DATA BLOCK -
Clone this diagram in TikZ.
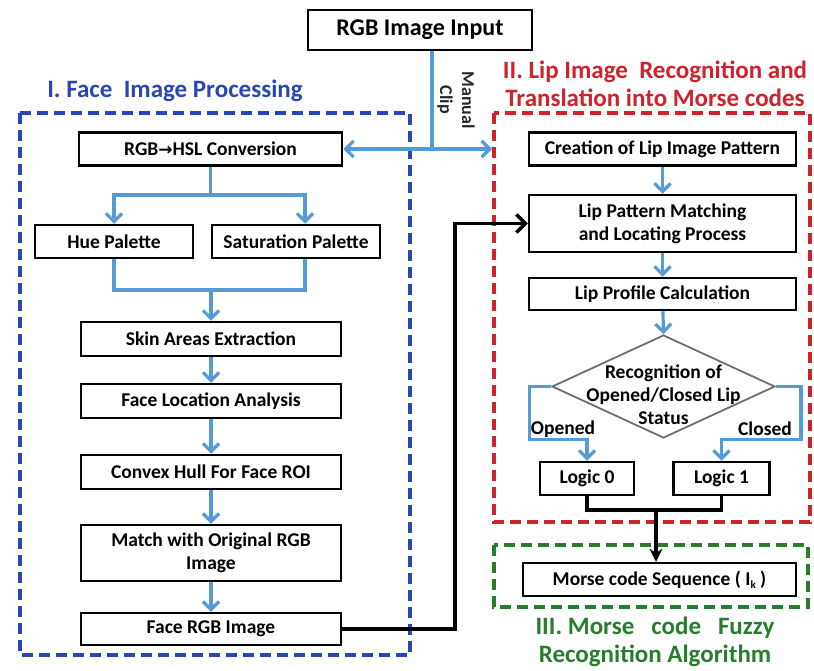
\documentclass[tikz,border=0pt]{standalone}
\usepackage{fontspec}
\setmainfont{Carlito}
\newfontfamily\dejavu{DejaVu Sans}
\usetikzlibrary{arrows.meta,shapes.geometric,calc}
\definecolor{fblue}{RGB}{40,70,180}
\definecolor{lred}{RGB}{205,35,45}
\definecolor{mgreen}{RGB}{40,125,45}
\definecolor{abl}{RGB}{85,155,215}
\definecolor{dgray}{RGB}{110,110,110}
\tikzset{
  stepbox/.style={draw=black, line width=2.5pt, fill=white, font=\fontsize{19.5}{23}\selectfont\bfseries, align=center, inner sep=0pt},
  barrow/.style={draw=abl, line width=3.2pt, -{Straight Barb[length=8pt,width=16pt,line width=3.2pt]}},
  bline/.style={draw=abl, line width=3.2pt},
  kline/.style={draw=black, line width=3.5pt},
  region/.style={line width=4.5pt, dash pattern=on 11pt off 6pt},
  ttl/.style={font=\fontsize{25}{28}\selectfont\bfseries, align=center},
  lbl/.style={font=\fontsize{19.5}{22}\selectfont\bfseries}
}
\begin{document}
\begin{tikzpicture}[x=1pt,y=-1pt]
\useasboundingbox (0,0) rectangle (814,671);
% regions
\draw[region, fblue] (20,113) rectangle (410,655);
\draw[region, lred] (494,113) rectangle (810,522);
\draw[region, mgreen] (494,545) rectangle (808,607);
% titles
\node[ttl, text=fblue] (t1) at (175,91) {I. Face\ \ Image Processing};
\node[ttl, text=lred] (t2) at (655,84) {II. Lip Image\ \ Recognition and\\Translation into Morse codes};
\node[ttl, text=mgreen] (t3) at (655,642) {III. Morse\ \ \ code\ \ \ Fuzzy\\Recognition Algorithm};
% input
\node[stepbox, minimum width=224, minimum height=40, font=\fontsize{24}{26}\selectfont\bfseries] (input) at (420,30) {RGB Image Input};
\node[rotate=-90, align=center, font=\fontsize{18}{22}\selectfont\bfseries, text=black!85] (mc) at (456,100) {Manual\\Clip};
% left column
\node[stepbox, minimum width=263, minimum height=33] (hsl) at (210.5,149) {RGB{\dejavu\bfseries\fontsize{17}{18}\selectfont →}HSL Conversion};
\node[stepbox, minimum width=158, minimum height=33] (hue) at (114,241.5) {Hue Palette};
\node[stepbox, minimum width=168, minimum height=33] (sat) at (296,241.5) {Saturation Palette};
\node[stepbox, minimum width=260, minimum height=34] (skin) at (211,339) {Skin Areas Extraction};
\node[stepbox, minimum width=260, minimum height=34] (loc) at (211,401) {Face Location Analysis};
\node[stepbox, minimum width=260, minimum height=34] (hull) at (211,472) {Convex Hull For Face ROI};
\node[stepbox, minimum width=260, minimum height=56] (match) at (211,553) {Match with Original RGB\\Image};
\node[stepbox, minimum width=260, minimum height=32] (face) at (211,629) {Face RGB Image};
% right column
\node[stepbox, minimum width=267, minimum height=33] (create) at (662.5,149) {Creation of Lip Image Pattern};
\node[stepbox, minimum width=267, minimum height=57] (lpm) at (662.5,223.5) {Lip Pattern Matching\\and Locating Process};
\node[stepbox, minimum width=267, minimum height=32] (prof) at (662.5,294) {Lip Profile Calculation};
\node[diamond, draw=dgray, line width=1.8pt, fill=white, minimum width=223, minimum height=103, inner sep=0pt] (dia) at (663.5,386.5) {};
\node[font=\fontsize{19.5}{23}\selectfont\bfseries, align=center] (diat) at (663.5,395) {Recognition of\\Opened/Closed Lip\\Status};
\node[stepbox, minimum width=94, minimum height=33] (l0) at (587,478.5) {Logic 0};
\node[stepbox, minimum width=96, minimum height=33] (l1) at (721.5,478.5) {Logic 1};
\node[stepbox, minimum width=273, minimum height=33] (morse) at (659.5,579.5) {Morse code Sequence ( I\raisebox{-3pt}{\fontsize{11}{11}\selectfont k} )};
\node[lbl] (op) at (563,429) {Opened};
\node[lbl] (cl) at (765,429) {Closed};
% input connectors
\coordinate (sp) at (432,149);
\coordinate (rt) at (492,149);
\draw[bline] (input.south -| sp) -- (sp);
\draw[barrow] (sp) -- (hsl.east);
\draw[barrow] (sp) -- (rt);
% left connectors
\coordinate (f1) at (210.5,195);
\draw[bline] (hsl.south) -- (f1);
\draw[barrow] (f1) -| (hue.north);
\draw[barrow] (f1) -| ([xshift=9pt]sat.north);
\coordinate (j) at (211,290);
\draw[bline] (hue.south) |- (j) -| ([xshift=9pt]sat.south);
\draw[barrow] (j) -- (skin.north);
\draw[barrow] (skin) -- (loc);
\draw[barrow] (loc) -- (hull);
\draw[barrow] (hull) -- (match);
\draw[barrow] (match) -- (face);
% right connectors
\draw[barrow] (create) -- (lpm);
\draw[barrow] (lpm) -- (prof);
\draw[barrow] (prof) -- (dia.north);
\draw[barrow] (dia.west) -| ++(-22,53) -| (l0.north);
\draw[barrow] (dia.east) -| ++(25,53) -| (l1.north);
% black connectors
\coordinate (bx) at (455,629);
\draw[kline, -{Straight Barb[length=9pt,width=18pt,line width=3.5pt]}] (face.east) -- (bx) |- (lpm.west);
\coordinate (mg) at (656,510);
\draw[kline] (l0.south) |- (mg) -| (l1.south);
\draw[kline, -{Stealth[length=13pt,width=13pt]}] (mg) -- (mg |- morse.north);
\end{tikzpicture}
\end{document}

JOB -
Copy each line in full and exactly, omitting any picture.

COMPLETED TASK -
Clone this diagram in TikZ.
\documentclass[tikz,border=0pt]{standalone}
\usepackage{fontspec}
\setmainfont{Carlito}
\newfontfamily\dejavu{DejaVu Sans}
\usetikzlibrary{arrows.meta,shapes.geometric,calc}
\definecolor{fblue}{RGB}{40,70,180}
\definecolor{lred}{RGB}{205,35,45}
\definecolor{mgreen}{RGB}{40,125,45}
\definecolor{abl}{RGB}{85,155,215}
\definecolor{dgray}{RGB}{110,110,110}
\tikzset{
  stepbox/.style={draw=black, line width=2.5pt, fill=white, font=\fontsize{19.5}{23}\selectfont\bfseries, align=center, inner sep=0pt},
  barrow/.style={draw=abl, line width=3.2pt, -{Straight Barb[length=8pt,width=16pt,line width=3.2pt]}},
  bline/.style={draw=abl, line width=3.2pt},
  kline/.style={draw=black, line width=3.5pt},
  region/.style={line width=4.5pt, dash pattern=on 11pt off 6pt},
  ttl/.style={font=\fontsize{25}{28}\selectfont\bfseries, align=center},
  lbl/.style={font=\fontsize{19.5}{22}\selectfont\bfseries}
}
\begin{document}
\begin{tikzpicture}[x=1pt,y=-1pt]
\useasboundingbox (0,0) rectangle (814,671);
% regions
\draw[region, fblue] (20,113) rectangle (410,655);
\draw[region, lred] (494,113) rectangle (810,522);
\draw[region, mgreen] (494,545) rectangle (808,607);
% titles
\node[ttl, text=fblue] (t1) at (175,91) {I. Face\ \ Image Processing};
\node[ttl, text=lred] (t2) at (655,84) {II. Lip Image\ \ Recognition and\\Translation into Morse codes};
\node[ttl, text=mgreen] (t3) at (655,642) {III. Morse\ \ \ code\ \ \ Fuzzy\\Recognition Algorithm};
% input
\node[stepbox, minimum width=224, minimum height=40, font=\fontsize{24}{26}\selectfont\bfseries] (input) at (420,30) {RGB Image Input};
\node[rotate=-90, align=center, font=\fontsize{18}{22}\selectfont\bfseries, text=black!85] (mc) at (456,100) {Manual\\Clip};
% left column
\node[stepbox, minimum width=263, minimum height=33] (hsl) at (210.5,149) {RGB{\dejavu\bfseries\fontsize{17}{18}\selectfont →}HSL Conversion};
\node[stepbox, minimum width=158, minimum height=33] (hue) at (114,241.5) {Hue Palette};
\node[stepbox, minimum width=168, minimum height=33] (sat) at (296,241.5) {Saturation Palette};
\node[stepbox, minimum width=260, minimum height=34] (skin) at (211,339) {Skin Areas Extraction};
\node[stepbox, minimum width=260, minimum height=34] (loc) at (211,401) {Face Location Analysis};
\node[stepbox, minimum width=260, minimum height=34] (hull) at (211,472) {Convex Hull For Face ROI};
\node[stepbox, minimum width=260, minimum height=56] (match) at (211,553) {Match with Original RGB\\Image};
\node[stepbox, minimum width=260, minimum height=32] (face) at (211,629) {Face RGB Image};
% right column
\node[stepbox, minimum width=267, minimum height=33] (create) at (662.5,149) {Creation of Lip Image Pattern};
\node[stepbox, minimum width=267, minimum height=57] (lpm) at (662.5,223.5) {Lip Pattern Matching\\and Locating Process};
\node[stepbox, minimum width=267, minimum height=32] (prof) at (662.5,294) {Lip Profile Calculation};
\node[diamond, draw=dgray, line width=1.8pt, fill=white, minimum width=223, minimum height=103, inner sep=0pt] (dia) at (663.5,386.5) {};
\node[font=\fontsize{19.5}{23}\selectfont\bfseries, align=center] (diat) at (663.5,395) {Recognition of\\Opened/Closed Lip\\Status};
\node[stepbox, minimum width=94, minimum height=33] (l0) at (587,478.5) {Logic 0};
\node[stepbox, minimum width=96, minimum height=33] (l1) at (721.5,478.5) {Logic 1};
\node[stepbox, minimum width=273, minimum height=33] (morse) at (659.5,579.5) {Morse code Sequence ( I\raisebox{-3pt}{\fontsize{11}{11}\selectfont k} )};
\node[lbl] (op) at (563,429) {Opened};
\node[lbl] (cl) at (765,429) {Closed};
% input connectors
\coordinate (sp) at (432,149);
\coordinate (rt) at (492,149);
\draw[bline] (input.south -| sp) -- (sp);
\draw[barrow] (sp) -- (hsl.east);
\draw[barrow] (sp) -- (rt);
% left connectors
\coordinate (f1) at (210.5,195);
\draw[bline] (hsl.south) -- (f1);
\draw[barrow] (f1) -| (hue.north);
\draw[barrow] (f1) -| ([xshift=9pt]sat.north);
\coordinate (j) at (211,290);
\draw[bline] (hue.south) |- (j) -| ([xshift=9pt]sat.south);
\draw[barrow] (j) -- (skin.north);
\draw[barrow] (skin) -- (loc);
\draw[barrow] (loc) -- (hull);
\draw[barrow] (hull) -- (match);
\draw[barrow] (match) -- (face);
% right connectors
\draw[barrow] (create) -- (lpm);
\draw[barrow] (lpm) -- (prof);
\draw[barrow] (prof) -- (dia.north);
\draw[barrow] (dia.west) -| ++(-22,53) -| (l0.north);
\draw[barrow] (dia.east) -| ++(25,53) -| (l1.north);
% black connectors
\coordinate (bx) at (455,629);
\draw[kline, -{Straight Barb[length=9pt,width=18pt,line width=3.5pt]}] (face.east) -- (bx) |- (lpm.west);
\coordinate (mg) at (656,510);
\draw[kline] (l0.south) |- (mg) -| (l1.south);
\draw[kline, -{Stealth[length=13pt,width=13pt]}] (mg) -- (mg |- morse.north);
\end{tikzpicture}
\end{document}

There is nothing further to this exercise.